I am not able to understand the above sentence. can you please elaborate please? Also, please tell me where I am wrong in the following paragraph.

The problem is that there are entities in that 32 KB chunk which are random sized. I cannot just add a line like next_pos = threadIdx.x*some_var because that would likely make me go to an invalid data boundary within that chunk. So I will have to consider those 32KB chunk as one unit and make each thread go through those chunks in some serial fashion to reach the data which I need (and that is usually somewhere near the end of the chunk). For going through the chunks in serial fashion, I would need to have them in the shared memory of the block to which the thread belongs. (Am I wrong here?)

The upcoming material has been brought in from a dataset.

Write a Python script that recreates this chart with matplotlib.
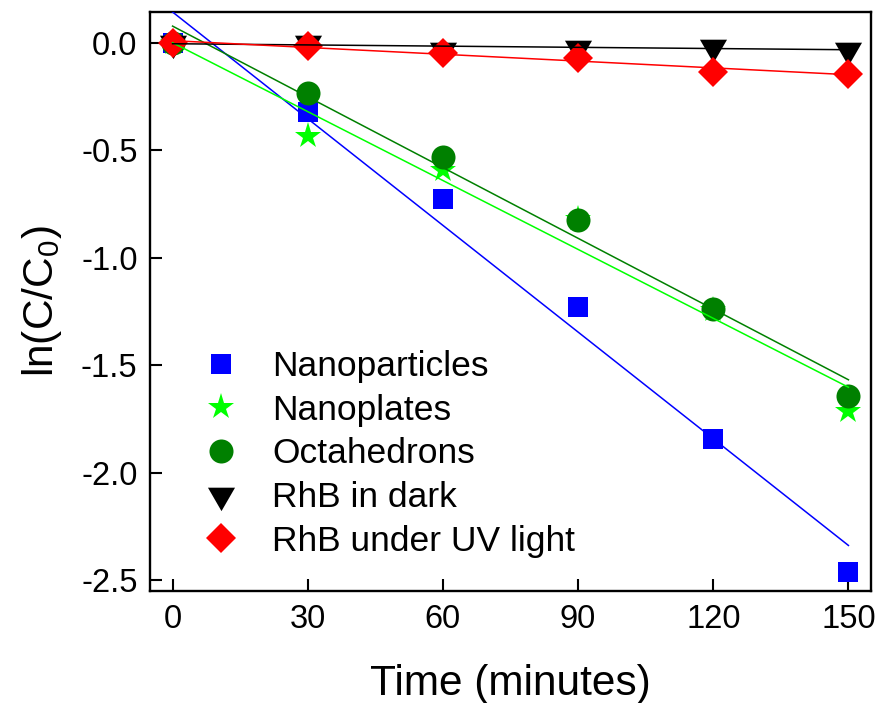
import numpy as np
import matplotlib
matplotlib.use("Agg")
import matplotlib.pyplot as plt
from matplotlib.path import Path

plt.rcParams['font.family'] = ['Liberation Sans', 'DejaVu Sans']
plt.rcParams['mathtext.fontset'] = 'custom'
plt.rcParams['mathtext.rm'] = 'Liberation Sans'
plt.rcParams['mathtext.it'] = 'Liberation Sans:italic'

# irradiation time (min) and ln(C/C0) for each sample
time_min = [0, 30, 60, 90, 120, 150]
nanoparticles = [0.0, -0.32, -0.726, -1.23, -1.845, -2.463]
nanoplates = [0.0, -0.434, -0.589, -0.82, -1.245, -1.714]
octahedrons = [0.0, -0.231, -0.529, -0.824, -1.240, -1.642]
rhb_dark = [0.0, 0.0, -0.03, -0.022, -0.018, -0.03]
rhb_uv = [0.0, -0.012, -0.047, -0.068, -0.135, -0.144]

labels = ['Nanoparticles', 'Nanoplates', 'Octahedrons', 'RhB in dark', 'RhB under UV light']
colors = ['#0000ff', '#00ff00', '#008000', '#000000', '#ff0000']

# down triangle centred on its centroid
h = np.sqrt(3) / 2
tri_down = Path([(-0.5, h / 3), (0.5, h / 3), (0, -2 * h / 3), (-0.5, h / 3)],
                [Path.MOVETO, Path.LINETO, Path.LINETO, Path.CLOSEPOLY])

markers = ['s', '*', 'o', tri_down, 'D']
sizes = [15, 20, 17.3, 22.5, 14.8]
series = [nanoparticles, nanoplates, octahedrons, rhb_dark, rhb_uv]

fig = plt.figure(figsize=(8.82, 7.03), dpi=100)
ax = fig.add_axes([0.1701, 0.1593, 0.8174, 0.8236])

x = np.array(time_min, dtype=float)
for y, lab, c, m, s in zip(series, labels, colors, markers, sizes):
    ax.plot(x, y, linestyle='none', marker=m, markersize=s, color=c,
            markeredgewidth=0, label=lab, zorder=2)

# linear fits drawn over the points
xfit = np.array([0, 150], dtype=float)
for y, c in zip(series, colors):
    k, b = np.polyfit(x, y, 1)
    ax.plot(xfit, k * xfit + b, color=c, linewidth=1.1, zorder=3)

ax.set_xlim(-5, 155)
ax.set_ylim(-2.552, 0.145)
ax.set_xticks([0, 30, 60, 90, 120, 150])
ax.set_yticks([0.0, -0.5, -1.0, -1.5, -2.0, -2.5])
ax.set_yticklabels(['0.0', '-0.5', '-1.0', '-1.5', '-2.0', '-2.5'])

for sp in ax.spines.values():
    sp.set_linewidth(1.7)
ax.tick_params(direction='in', length=8.5, width=1.5, labelsize=23.5, pad=9)

ax.set_xlabel('Time (minutes)', fontsize=30.5, labelpad=21)
ax.set_ylabel('ln(C/C$_0$)', fontsize=30.5, labelpad=12)

ax.legend(loc='center left', bbox_to_anchor=(0.074, 0.237), frameon=False,
          fontsize=25.5, handlelength=1.0, handletextpad=0.94,
          labelspacing=0.3, borderpad=0, borderaxespad=0)

fig.savefig('out.png', dpi=100)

Now if I launch the kernel with more than one thread per block, then I guess there will be some 'Global shared" to “block shared” memory traffic for each thread which wants to read data (Am I wrong here?) which would likely create overhead enough to make the ‘multi threaded blocks’ slower than ‘Single threaded blocks’. So, may be I will have to do away with one thread per block?

X and Y dimensions of the Grid. And yes, the input data will always be in 32 KB chunks. May be a bit more high (but less than the 48 KB limit) or a bit less (but not as less as 1 or 2 KB) so considering 32 KB is the safe side here. now, say I have 252 such chunks of data (I have 14 MPs) then I can have the launch as :

my_kernel <<<252, 1>> (parameters)

or ,

my_kernel <<<14,18>> (parameters)

I think the second launch will be slower than the first when run due to the limited shared memory per block. (Am I wrong again?)

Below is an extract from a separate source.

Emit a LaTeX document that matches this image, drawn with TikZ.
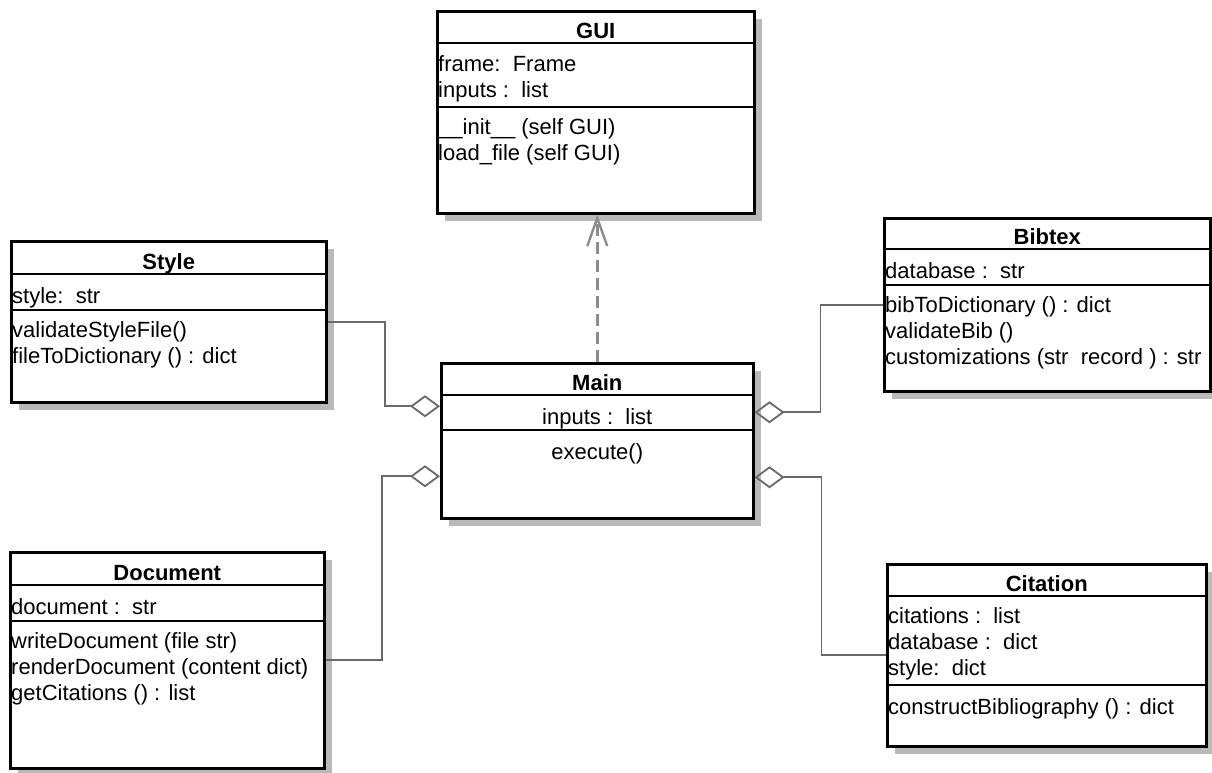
\documentclass[tikz,border=0pt]{standalone}
\usepackage{fontspec}
\setmainfont{Liberation Sans}
\usetikzlibrary{arrows.meta,positioning,shadows}
\definecolor{linkgray}{RGB}{105,105,105}
\definecolor{dashgray}{RGB}{140,140,140}
\definecolor{shadowgray}{RGB}{185,185,185}

\begin{document}
\begin{tikzpicture}[
    x=1pt, y=-1pt,
    classbox/.style={rectangle, draw, line width=2.5pt, fill=white, anchor=north west, inner sep=0pt,
        drop shadow={shadow xshift=8pt, shadow yshift=-8pt, fill=shadowgray, opacity=1}},
    divider/.style={line width=2.5pt},
    title/.style={anchor=base, inner sep=0pt, font=\fontsize{22}{26}\selectfont\bfseries},
    members/.style={anchor=north west, align=left, inner xsep=2pt, inner ysep=0pt,
        font=\fontsize{22}{26}\selectfont, execute at begin node=\strut},
    aggregation/.style={draw=linkgray, line width=1.8pt, -{Diamond[open, length=30pt, width=22pt]}},
    realization/.style={draw=dashgray, line width=2.6pt, dash pattern=on 12pt off 6pt,
        -{Straight Barb[length=28pt, width=20pt, line width=2.4pt]}}
]
\useasboundingbox (0,0) rectangle (1212,772);

% GUI
\node[classbox, minimum width=317pt, minimum height=202pt] (gui) at (436,10) {};
\draw[divider] ([yshift=-33pt]gui.north west) -- ([yshift=-33pt]gui.north east);
\draw[divider] ([yshift=-97pt]gui.north west) -- ([yshift=-97pt]gui.north east);
\node[title] (gui-title) at ([yshift=-28pt]gui.north) {GUI};
\node[members] (gui-attrs) at ([yshift=-45pt]gui.north west) {frame:\ \ Frame\\inputs :\ \ list};
\node[members] (gui-ops) at ([yshift=-108pt]gui.north west) {\_\_init\_\_ (self GUI)\\load\_file (self GUI)};

% Style
\node[classbox, minimum width=315pt, minimum height=161pt] (style) at (10,240) {};
\draw[divider] ([yshift=-34pt]style.north west) -- ([yshift=-34pt]style.north east);
\draw[divider] ([yshift=-70pt]style.north west) -- ([yshift=-70pt]style.north east);
\node[title] (style-title) at ([yshift=-29pt]style.north) {Style};
\node[members] (style-attrs) at ([yshift=-45pt]style.north west) {style:\ \ str};
\node[members] (style-ops) at ([yshift=-81pt]style.north west) {validateStyleFile()\\fileToDictionary () : dict};

% Main
\node[classbox, minimum width=312pt, minimum height=155pt] (main) at (440,362) {};
\draw[divider] ([yshift=-33pt]main.north west) -- ([yshift=-33pt]main.north east);
\draw[divider] ([yshift=-68pt]main.north west) -- ([yshift=-68pt]main.north east);
\node[title] (main-title) at ([yshift=-28pt]main.north) {Main};
\node[members, anchor=north, align=center] (main-attrs) at ([yshift=-44pt]main.north) {inputs :\ \ list};
\node[members, anchor=north, align=center] (main-ops) at ([yshift=-79pt]main.north) {execute()};

% Bibtex
\node[classbox, minimum width=326pt, minimum height=173pt] (bibtex) at (883,217) {};
\draw[divider] ([yshift=-32pt]bibtex.north west) -- ([yshift=-32pt]bibtex.north east);
\draw[divider] ([yshift=-68pt]bibtex.north west) -- ([yshift=-68pt]bibtex.north east);
\node[title] (bibtex-title) at ([yshift=-27pt]bibtex.north) {Bibtex};
\node[members] (bibtex-attrs) at ([yshift=-43pt]bibtex.north west) {database :\ \ str};
\node[members] (bibtex-ops) at ([yshift=-79pt]bibtex.north west) {bibToDictionary () : dict\\validateBib ()\\customizations (str\ \ record ) : str};

% Document
\node[classbox, minimum width=314pt, minimum height=216pt] (document) at (9,551) {};
\draw[divider] ([yshift=-34pt]document.north west) -- ([yshift=-34pt]document.north east);
\draw[divider] ([yshift=-70pt]document.north west) -- ([yshift=-70pt]document.north east);
\node[title] (document-title) at ([yshift=-29pt]document.north) {Document};
\node[members] (document-attrs) at ([yshift=-45pt]document.north west) {document :\ \ str};
\node[members] (document-ops) at ([yshift=-81pt]document.north west) {writeDocument (file str)\\renderDocument (content dict)\\getCitations () : list};

% Citation
\node[classbox, minimum width=319pt, minimum height=182pt] (citation) at (886,563) {};
\draw[divider] ([yshift=-33pt]citation.north west) -- ([yshift=-33pt]citation.north east);
\draw[divider] ([yshift=-122pt]citation.north west) -- ([yshift=-122pt]citation.north east);
\node[title] (citation-title) at ([yshift=-28pt]citation.north) {Citation};
\node[members] (citation-attrs) at ([yshift=-44pt]citation.north west) {citations :\ \ list\\database :\ \ dict\\style:\ \ dict};
\node[members] (citation-ops) at ([yshift=-133pt]citation.north west) {constructBibliography () : dict};

% Links
\draw[realization] (main.north) -- (main.north |- gui.south);
\draw[aggregation] (style.east) -| ([xshift=-55pt, yshift=34.5pt]main.west) -- ([yshift=34.5pt]main.west);
\draw[aggregation] (document.east) -| ([xshift=-58pt, yshift=-35.5pt]main.west) -- ([yshift=-35.5pt]main.west);
\draw[aggregation] (bibtex.west) -| ([xshift=66pt, yshift=28.5pt]main.east) -- ([yshift=28.5pt]main.east);
\draw[aggregation] (citation.west) -| ([xshift=67pt, yshift=-36.5pt]main.east) -- ([yshift=-36.5pt]main.east);

\end{tikzpicture}
\end{document}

I am confused with the way launch is done on GPU so there are so many questions.

Perhaps the following question is more simplified than the above:

Can one MP run more than one block at one time from the same kernel?

If I know the answer to the above question then I think the problem is much simplified for me !

Anyways thanks for your help so far! :)

Of course. All cuda hardware supports up to 8 simultaneously active blocks per multiprocessor (resources permitting).

^^ Great !! So I can easily launch 14 * 8 = 112 blocks which is just great for me! thanks a lot. I had searched for thin in the books and the docs but could not find that thing. Now I think I would start writing the code and test the thing later with multiple threads as well.

Really thanks a lot :)

That limit has nothing to do with how many block you can use in a single kernel launch. You can always have up to 65536 * 65536 blocks per launch.

Appendix G of the CUDA programming guide.

I knew that thing! What I did not know was that each MP can simultaneously execute 8 Blocks.

Thanks for the reference but I still don’t remember where it was written. I am unable to find it even after re-reading. In which section have they mentioned the 8 block / MP fact? :|

It is in the second table.

Yes, I had missed it! Thanks a lot avid. :)